Up 科学生態学 : 要旨 作成: 2019-07-29
更新: 2019-07-29


    科学を立てることは,反照的に非科学を立てることである。
    このとき科学は,非科学を鎮めようとする営為である。

    科学対非科学は,真対偽ではない。
    合理対非合理である。
    科学は,合理と非合理を分ける理を立てていることになる。

    合理と非合理を分ける理を立てることは,宗教やイデオロギーでもやることである。
    科学が宗教やイデオロギーと区別されるのは,科学は「実証」を方法論に立てることである。
    翻って,学を自称しているが実証が方法論として立っていないものは,科学ではない。

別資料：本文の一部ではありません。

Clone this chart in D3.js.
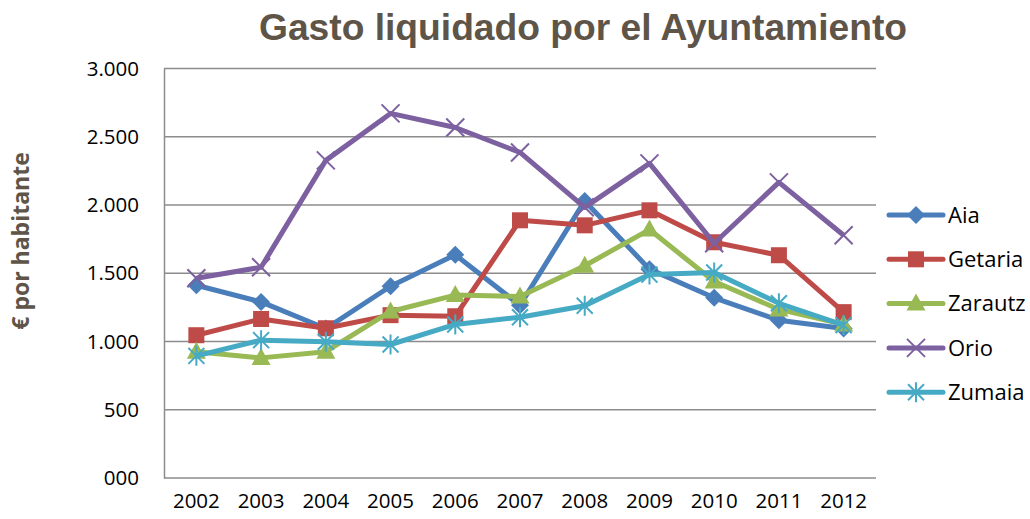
<!DOCTYPE html>
<html>
<head>
<meta charset="utf-8">
<script src="https://cdn.jsdelivr.net/npm/d3@7"></script>
<style>
  body { margin: 0; background: #fff; }
  svg { display: block; }
</style>
</head>
<body>
<div id="chart"></div>
<script>
// data
const years = ['2002', '2003', '2004', '2005', '2006', '2007', '2008', '2009', '2010', '2011', '2012'];
const aia     = [1412, 1290, 1095, 1405, 1635, 1265, 2030, 1530, 1320, 1155, 1095];
const getaria = [1046, 1165, 1097, 1193, 1185, 1888, 1851, 1961, 1727, 1632, 1215];
const zarautz = [ 925,  880,  925, 1220, 1340, 1330, 1555, 1820, 1440, 1235, 1125];
const orio    = [1463, 1544, 2327, 2671, 2568, 2385, 1983, 2305, 1720, 2166, 1778];
const zumaia  = [ 895, 1010,  998,  978, 1125, 1178, 1262, 1490, 1505, 1280, 1120];
const yTicks = [0, 500, 1000, 1500, 2000, 2500, 3000];
const yTickLabels = ['000', '500', '1.000', '1.500', '2.000', '2.500', '3.000'];

const series = [
  { name: 'Aia', values: aia, color: '#4a7ebb', marker: 'diamond' },
  { name: 'Getaria', values: getaria, color: '#be4b48', marker: 'square' },
  { name: 'Zarautz', values: zarautz, color: '#98b954', marker: 'triangle' },
  { name: 'Orio', values: orio, color: '#7d60a0', marker: 'x' },
  { name: 'Zumaia', values: zumaia, color: '#46aac5', marker: 'star' }
];

const W = 1030, H = 519;
const plot = { left: 164, right: 876, top: 68.5, bottom: 478 };

const svg = d3.select('#chart').append('svg')
  .attr('width', W)
  .attr('height', H);

const x = d3.scaleBand().domain(years).range([plot.left, plot.right]).padding(0);
const y = d3.scaleLinear().domain([0, 3000]).range([plot.bottom, plot.top]);
const cx = d => x(d) + x.bandwidth() / 2;

// title
svg.append('text')
  .attr('x', 583)
  .attr('y', 40)
  .attr('text-anchor', 'middle')
  .attr('fill', '#5e5448')
  .attr('textLength', 648)
  .attr('lengthAdjust', 'spacingAndGlyphs')
  .style('font-family', '"Liberation Sans", Arial, sans-serif')
  .style('font-weight', 'bold')
  .style('font-size', '36px')
  .text('Gasto liquidado por el Ayuntamiento');

// y-axis title
svg.append('text')
  .attr('transform', 'translate(29,241) rotate(-90)')
  .attr('text-anchor', 'middle')
  .attr('fill', '#5e5448')
  .style('font-family', '"Open Sans", sans-serif')
  .style('font-weight', 'bold')
  .style('font-size', '23px')
  .text('€ por habitante');

// gridlines
svg.append('g')
  .selectAll('line')
  .data(yTicks)
  .join('line')
  .attr('x1', plot.left)
  .attr('x2', plot.right)
  .attr('y1', d => y(d))
  .attr('y2', d => y(d))
  .attr('stroke', '#8c8c8c')
  .attr('stroke-width', 1.5);

// y axis
const yAxis = d3.axisLeft(y)
  .tickValues(yTicks)
  .tickFormat((d, i) => yTickLabels[i])
  .tickSize(0)
  .tickPadding(25);

const yAxisG = svg.append('g')
  .attr('transform', `translate(${plot.left},0)`)
  .call(yAxis);
yAxisG.select('.domain').attr('stroke', '#8c8c8c').attr('stroke-width', 1.5);
yAxisG.selectAll('text')
  .attr('fill', '#000')
  .style('font-family', '"Open Sans", sans-serif')
  .style('font-size', '20.5px');

// x axis
const xAxis = d3.axisBottom(x).tickSize(0).tickPadding(15);
const xAxisG = svg.append('g')
  .attr('transform', `translate(0,${plot.bottom})`)
  .call(xAxis);
xAxisG.select('.domain').remove();
xAxisG.selectAll('text')
  .attr('fill', '#000')
  .style('font-family', '"Open Sans", sans-serif')
  .style('font-size', '20.5px');

// marker drawing
function drawMarker(g, type, color) {
  if (type === 'diamond') {
    g.append('path').attr('d', 'M0,-9L9,0L0,9L-9,0Z').attr('fill', color);
  } else if (type === 'square') {
    g.append('rect').attr('x', -8).attr('y', -8).attr('width', 16).attr('height', 16).attr('fill', color);
  } else if (type === 'triangle') {
    g.append('path').attr('d', 'M0,-10L9.5,7L-9.5,7Z').attr('fill', color);
  } else if (type === 'x') {
    g.append('path').attr('d', 'M-9,-9L9,9M-9,9L9,-9')
      .attr('stroke', color).attr('stroke-width', 2).attr('fill', 'none');
  } else if (type === 'star') {
    g.append('path').attr('d', 'M-8,-8L8,8M-8,8L8,-8M0,-10L0,10')
      .attr('stroke', color).attr('stroke-width', 2).attr('fill', 'none');
  }
}

const line = d3.line()
  .x((d, i) => cx(years[i]))
  .y(d => y(d));

series.forEach(s => {
  const g = svg.append('g').attr('class', 'series');
  g.append('path')
    .datum(s.values)
    .attr('d', line)
    .attr('fill', 'none')
    .attr('stroke', s.color)
    .attr('stroke-width', 5)
    .attr('stroke-linejoin', 'round');

  g.selectAll('.pt')
    .data(s.values)
    .join('g')
    .attr('class', 'pt')
    .attr('transform', (d, i) => `translate(${cx(years[i])},${y(d)})`)
    .each(function () { drawMarker(d3.select(this), s.marker, s.color); });
});

// legend
const legend = svg.append('g').attr('transform', 'translate(889,215)');
const rows = legend.selectAll('g')
  .data(series)
  .join('g')
  .attr('transform', (d, i) => `translate(0,${i * 44.3})`);

rows.append('line')
  .attr('x1', 0).attr('x2', 54)
  .attr('stroke', d => d.color)
  .attr('stroke-width', 5)
  .attr('stroke-linecap', 'round');

rows.each(function (d) {
  const m = d3.select(this).append('g').attr('transform', 'translate(27,0)');
  drawMarker(m, d.marker, d.color);
});

rows.append('text')
  .attr('x', 59)
  .attr('dy', '0.35em')
  .attr('fill', '#000')
  .style('font-family', '"Open Sans", sans-serif')
  .style('font-size', '22px')
  .text(d => d.name);
</script>
</body>
</html>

      人文科学は,たぶんに「科学」の僭称である。


    「実証」を定めるとは,どうすることが実証になるかを定めることである。
    自称「学」は,この理が成って「科学」になる。

      例 :「コッホの原則」
        感染症の病原体を特定は,
      1. ある一定の病気には一定の微生物が見出されること
      2. その微生物を分離できること
      3. 分離した微生物を感受性のある動物に感染させて同じ病気を起こせること
      4. そしてその病巣部から同じ微生物が分離されること

    しかし,「実証」を定めることは,実証になっているかどうかの判定が成ることではない。
    観察・実験の或る結果を「実証」と認めるかどうかは,結局,人である。

      上の「コッホの原則」でいうと,1〜4の充足を判じるのは人である。


    こうして,科学とは科学生態──ひとが「科学」を掲げるその生態──のことである。
    科学が発してくる「事実」は,この系のダイナミクスで「事実」となったものである。

      「重力波が検出できた」「ブラックホールが撮影できた」は,この類である。

    特に,ある命題が「事実」になるかどうかは,偶然による。
    人が集まると,個人を超越した「その場の空気」が醸成される。
    優位の者は「その場の空気」をリードしようとするだろうが,思惑通りにはいかない。
    こうして,妙な考えが定説におさまるということも起こってくる。


    科学生態系の要素のうちに,科学者のおかれる立場がある。
    <業績づくりを強いられる>である。
    このプレッシャーは,<見たい>ものを<見えた>にする。

    好例が,化石から古代の絵を描く古生物学である。
    学者は想像をたくましくする。
    ひとは学者を権威に見立てるから,学者の想像をはばむ者はいない。
    かくして,学者の想像はみな事実になる。

      生物学のテクストは,「35億年前に生命誕生」のことばがひとり歩きしている。
      「35億年前」は, 「バクテリアの化石」「メタン生成の痕跡化石」の地質の年代測定による。
      しかし,「バクテリアの化石」「メタン生成の痕跡化石」は,<見たい>から<見えた>の類である。


    科学とは科学生態である。
    科学が発してくる「事実」は,この系のダイナミクスで「事実」となったものである。
    しかしこれだと,科学は宗教やイデオロギーと同じレベルということにならないか。
    そうではない。
    雲泥の差がある。
    この差は何から出てくるか。
    「開いている」である。
    ──宗教・イデオロギーは「自閉・自足」である。